Primera) Diciembre de 1973. Mi abuelo Juan y yo, que transitábamos a pie por la calle Fernández Navarro (en aquella época habilitada al tráfico) al llegar a la altura del cementerio nos vimos obligados a descender de la acera, obstaculizada esta por los escombros de una obra cercana, cuando fuimos atropellados por un coche que se dio a la fuga. El incidente, que se saldó con unos puntos en la cabeza, diversas contusiones y arañazos, ocurrió aquí mismo, en el lugar que muestra la fotografía:


Segunda) Cierta noche, allá por los años 80, regresando de las Cañadas del Teide, después de celebrar, a nuestro modo, el solsticio de verano, un grupo de amigos acertamos a pasar por delante de ese antiguo cementerio. La mayoría, como supongo ocurrirá a muchos santacruceros, ignoraba su existencia. Allí conté de nuevo mi relato, lo cual fue óbice para que, esta vez sí, soñara con posterioridad con aquel recinto que, en el sueño, tras atravesar la puerta de entrada, venía a ser una enorme cueva de techo bajo y plano, donde una multitud de personas esperaba algo con verdadera expectación.

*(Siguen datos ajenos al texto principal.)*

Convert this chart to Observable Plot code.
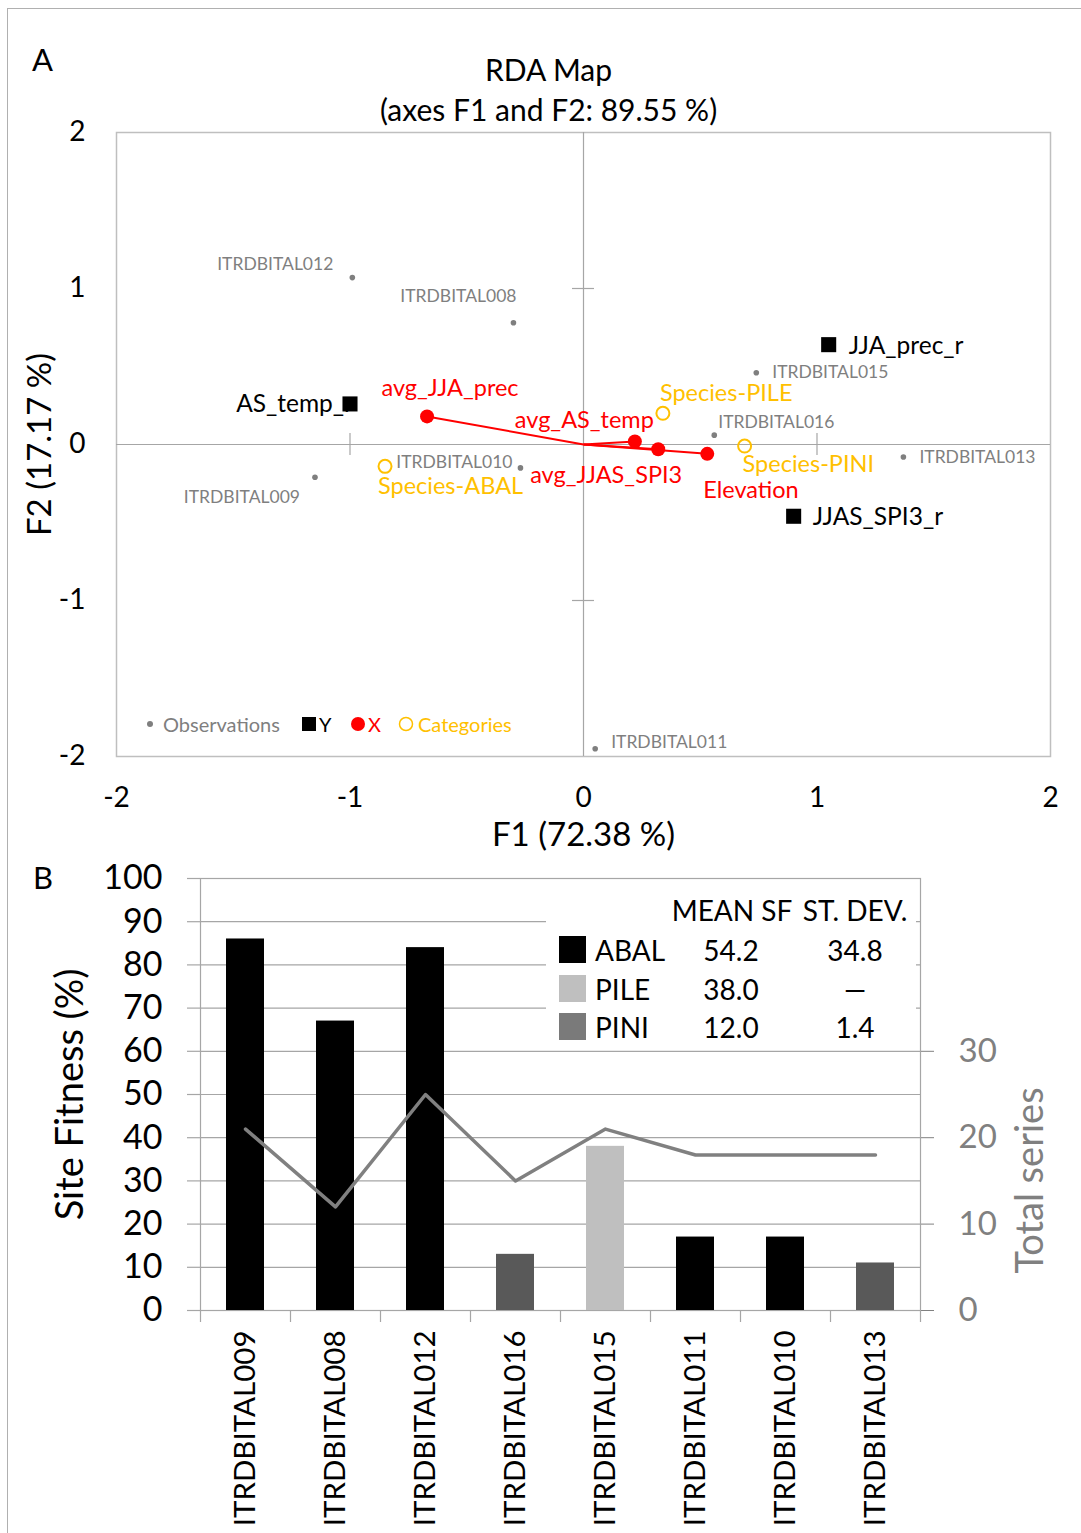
<!DOCTYPE html>
<html><head><meta charset="utf-8">
<script src="https://cdn.jsdelivr.net/npm/d3@7"></script>
<script src="https://cdn.jsdelivr.net/npm/@observablehq/plot@0.6"></script>
<style>
body{margin:0;background:#fff;font-family:Lato,sans-serif;}
#wrap{position:relative;width:1081px;height:1533px;overflow:hidden;background:#fff;}
#wrap svg{position:absolute;left:0;}
.abs{position:absolute;white-space:nowrap;line-height:1;}
</style></head><body><div id="wrap"></div>
<script>
// ---------- Panel A data (RDA map) ----------
const obsNames = ["ITRDBITAL012","ITRDBITAL008","ITRDBITAL015","ITRDBITAL016","ITRDBITAL013","ITRDBITAL010","ITRDBITAL009","ITRDBITAL011"];
const obsF1 = [-0.99,-0.30,0.74,0.56,1.37,-0.27,-1.15,0.05];
const obsF2 = [1.07,0.78,0.46,0.06,-0.08,-0.15,-0.21,-1.95];

const yNames = ["AS_temp_r","JJA_prec_r","JJAS_SPI3_r"];
const yF1 = [-1.00,1.05,0.90];
const yF2 = [0.26,0.64,-0.46];

const xNames = ["avg_JJA_prec","avg_AS_temp","avg_JJAS_SPI3","Elevation"];
const xF1 = [-0.67,0.22,0.32,0.53];
const xF2 = [0.18,0.02,-0.03,-0.06];

const catNames = ["Species-PILE","Species-PINI","Species-ABAL"];
const catF1 = [0.34,0.69,-0.85];
const catF2 = [0.20,-0.01,-0.14];

const axisTicksA = [-2,-1,0,1,2];

// ---------- Panel B data (site fitness) ----------
const sites = ["ITRDBITAL009","ITRDBITAL008","ITRDBITAL012","ITRDBITAL016","ITRDBITAL015","ITRDBITAL011","ITRDBITAL010","ITRDBITAL013"];
const siteSpecies = ["ABAL","ABAL","ABAL","PINI","PILE","ABAL","ABAL","PINI"];
const siteFitness = [86,67,84,13,38,17,17,11];
const totalSeries = [21,12,25,15,21,18,18,18];
const tableSpecies = ["ABAL","PILE","PINI"];
const tableMean = ["54.2","38.0","12.0"];
const tableSD = ["34.8","\u2014","1.4"];

// ---------- label layout (style only) ----------
const obsLab = [[-19,-13,"end"],[3,-26,"end"],[16,0,"start"],[4,-13,"start"],[16,0,"start"],[-8,-6,"end"],[-15,20,"end"],[16,-6,"start"]];
const yLab = [[3,0,"end"],[20,1,"start"],[19,1,"start"]];
const xLab = [[23,-28,"middle"],[19,-21,"end"],[24,26,"end"],[-4,37,"start"]];
const catLab = [[-3,-20,"start"],[-2,18,"start"],[-7,20,"start"]];

const RED = "#ff0000", GOLD = "#ffc000", OBS = "#7f7f7f", AXG = "#a6a6a6";
const wrap = document.getElementById("wrap");

const obs = obsNames.map((n,i)=>({name:n,f1:obsF1[i],f2:obsF2[i]}));
const ys = yNames.map((n,i)=>({name:n,f1:yF1[i],f2:yF2[i]}));
const xs = xNames.map((n,i)=>({name:n,f1:xF1[i],f2:xF2[i]}));
const cats = catNames.map((n,i)=>({name:n,f1:catF1[i],f2:catF2[i]}));

function labels(data, lay, color, size){
  return data.map((d,i)=>Plot.text([d],{x:"f1",y:"f2",text:"name",dx:lay[i][0],dy:lay[i][1],textAnchor:lay[i][2],fill:color,fontSize:size}));
}

const plotA = Plot.plot({
  width:1081, height:860,
  marginLeft:116, marginRight:31, marginTop:132, marginBottom:104,
  style:{fontFamily:"Lato, sans-serif", background:"transparent", overflow:"visible"},
  x:{domain:[-2,2]}, y:{domain:[-2,2]},
  marks:[
    Plot.frame({stroke:"#bfbfbf", strokeWidth:1.5}),
    Plot.ruleX([0],{stroke:AXG, strokeWidth:1.2}),
    Plot.ruleY([0],{stroke:AXG, strokeWidth:1.2}),
    Plot.ruleX([-1,1],{y1:-0.07,y2:0.07,stroke:AXG,strokeWidth:1.2}),
    Plot.ruleY([-1,1],{x1:-0.047,x2:0.047,stroke:AXG,strokeWidth:1.2}),
    Plot.axisX({ticks:axisTicksA, tickSize:0, tickPadding:31, fontSize:28, tickFormat:d=>String(d), label:null}),
    Plot.axisY({ticks:axisTicksA, tickSize:0, tickPadding:31, fontSize:28, tickFormat:d=>String(d), label:null}),
    Plot.text(["F1 (72.38 %)"],{frameAnchor:"bottom", lineAnchor:"middle", textAnchor:"middle", dy:79, fontSize:33}),
    Plot.text(["F2 (17.17 %)"],{frameAnchor:"left", lineAnchor:"middle", textAnchor:"middle", dx:-76, rotate:-90, fontSize:33}),
    Plot.text(["RDA Map"],{frameAnchor:"top", lineAnchor:"middle", dx:-35, dy:-61, fontSize:30}),
    Plot.text(["(axes F1 and F2: 89.55 %)"],{frameAnchor:"top", lineAnchor:"middle", dx:-35, dy:-21, fontSize:30}),
    // observations
    Plot.dot(obs,{x:"f1",y:"f2",r:2.8,fill:OBS}),
    ...labels(obs, obsLab, OBS, 17.5),
    // Y variables
    ...labels(ys, yLab, "black", 24.5),
    Plot.dot(ys,{x:"f1",y:"f2",symbol:"square",r:8.5,fill:"black"}),
    // X variables
    Plot.link(xs,{x1:0,y1:0,x2:"f1",y2:"f2",stroke:RED,strokeWidth:2}),
    Plot.dot(xs,{x:"f1",y:"f2",r:7,fill:RED}),
    ...labels(xs, xLab, RED, 23.5),
    // categories
    Plot.dot(cats,{x:"f1",y:"f2",r:6.5,fill:"none",stroke:GOLD,strokeWidth:2}),
    ...labels(cats, catLab, GOLD, 23.5)
  ]
});
plotA.style.top = "0px";
wrap.appendChild(plotA);

// ---------- Panel B ----------
const rows = sites.map((s,i)=>({site:s, species:siteSpecies[i], sf:siteFitness[i], total:totalSeries[i]}));
const half = 45;
const plotB = Plot.plot({
  width:1081, height:673,
  marginLeft:200, marginRight:161, marginTop:18, marginBottom:223,
  style:{fontFamily:"Lato, sans-serif", background:"transparent", overflow:"visible"},
  x:{domain:sites, padding:0},
  y:{domain:[0,100]},
  color:{domain:tableSpecies, range:["#000000","#bfbfbf","#595959"]},
  marks:[
    Plot.gridY(d3.range(0,101,10),{stroke:AXG, strokeOpacity:1, strokeWidth:1.2}),
    Plot.frame({stroke:AXG, strokeWidth:1.2}),
    Plot.axisY({ticks:d3.range(0,101,10), tickSize:13, text:null, stroke:AXG, strokeWidth:1.2, label:null}),
    Plot.axisY({ticks:d3.range(0,101,10), tickSize:0, tickPadding:38, fontSize:34, label:null}),
    Plot.axisY({anchor:"right", ticks:[0,20,40,60], tickSize:13, tickPadding:25, tickFormat:d=>String(d/2), fontSize:33, color:"#808080", label:null}),
    Plot.axisX({tickSize:12, text:null, dx:-half, stroke:AXG, strokeWidth:1.2, label:null}),
    Plot.axisX({ticks:[sites[sites.length-1]], tickSize:12, text:null, dx:half, stroke:AXG, strokeWidth:1.2, label:null}),
    Plot.axisX({tickSize:0, tickPadding:20, tickRotate:-90, fontSize:29.5, label:null}),
    Plot.barY(rows,{x:"site", y:"sf", fill:"species", insetLeft:26, insetRight:26}),
    Plot.line(rows,{x:"site", y:d=>d.total*2, stroke:"#808080", strokeWidth:3.5}),
    Plot.text(["Site Fitness (%)"],{frameAnchor:"left", lineAnchor:"middle", textAnchor:"middle", dx:-130, rotate:-90, fontSize:38}),
    Plot.text(["Total series"],{frameAnchor:"right", lineAnchor:"middle", textAnchor:"middle", dx:110, dy:86, rotate:-90, fontSize:38, fill:"#808080"})
  ]
});
plotB.style.top = "860px";
wrap.appendChild(plotB);

// ---------- overlays: borders, panel letters, legends ----------
function div(css, html){ const e=document.createElement("div"); e.className="abs"; e.style.cssText=css; if(html!=null) e.innerHTML=html; wrap.appendChild(e); return e; }
div("left:7px;top:8px;width:1074px;height:0;border-top:1.5px solid #b0b0b0;");
div("left:7px;top:8px;width:0;height:1525px;border-left:1.5px solid #b0b0b0;");
div("left:32px;top:44px;font-size:31px;", "A");
div("left:33px;top:862px;font-size:31px;", "B");

// legend panel A
const lg = div("left:140px;top:710px;width:400px;height:30px;");
lg.innerHTML = `<svg width="400" height="30" style="position:absolute;left:0;top:0;overflow:visible">
  <circle cx="10" cy="14" r="3" fill="${OBS}"/>
  <text x="23" y="14" dominant-baseline="central" font-size="20" fill="${OBS}" font-family="Lato">Observations</text>
  <rect x="162" y="7" width="14" height="14" fill="black"/>
  <text x="179" y="14" dominant-baseline="central" font-size="20" fill="black" font-family="Lato">Y</text>
  <circle cx="218" cy="14" r="7" fill="${RED}"/>
  <text x="228" y="14" dominant-baseline="central" font-size="20" fill="${RED}" font-family="Lato">X</text>
  <circle cx="266" cy="14" r="6.5" fill="none" stroke="${GOLD}" stroke-width="1.5"/>
  <text x="278" y="14" dominant-baseline="central" font-size="20" fill="${GOLD}" font-family="Lato">Categories</text>
</svg>`;

// table legend panel B
div("left:546px;top:884px;width:370px;height:162px;background:#fff;");
div("left:732px;top:910px;font-size:28px;transform:translate(-50%,-50%);", "MEAN SF");
div("left:855px;top:910px;font-size:28px;transform:translate(-50%,-50%);", "ST. DEV.");
const swatch = {"ABAL":"#000000","PILE":"#bfbfbf","PINI":"#7a7a7a"};
const rowY = [950,989,1027];
tableSpecies.forEach((s,i)=>{
  div(`left:559px;top:${rowY[i]-14}px;width:27px;height:27px;background:${swatch[s]};`);
  div(`left:595px;top:${rowY[i]}px;font-size:28px;transform:translateY(-50%);`, s);
  div(`left:731px;top:${rowY[i]}px;font-size:28px;transform:translate(-50%,-50%);`, tableMean[i]);
  div(`left:855px;top:${rowY[i]}px;font-size:28px;transform:translate(-50%,-50%);`, tableSD[i]);
});
</script></body></html>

Cuando mis ojos se habituaron a la penumbra, distinguí, en el lateral izquierdo de la gruta, a un ser andrógino que, con los brazos abiertos exhortaba al público asistente desde un púlpito excavado en la roca. Sobre él, unas puertas de madera, indistinguibles hasta entonces, se abrieron de golpe y una enorme cornucopia comenzó a derramar su abundancia de bienes sobre los presentes.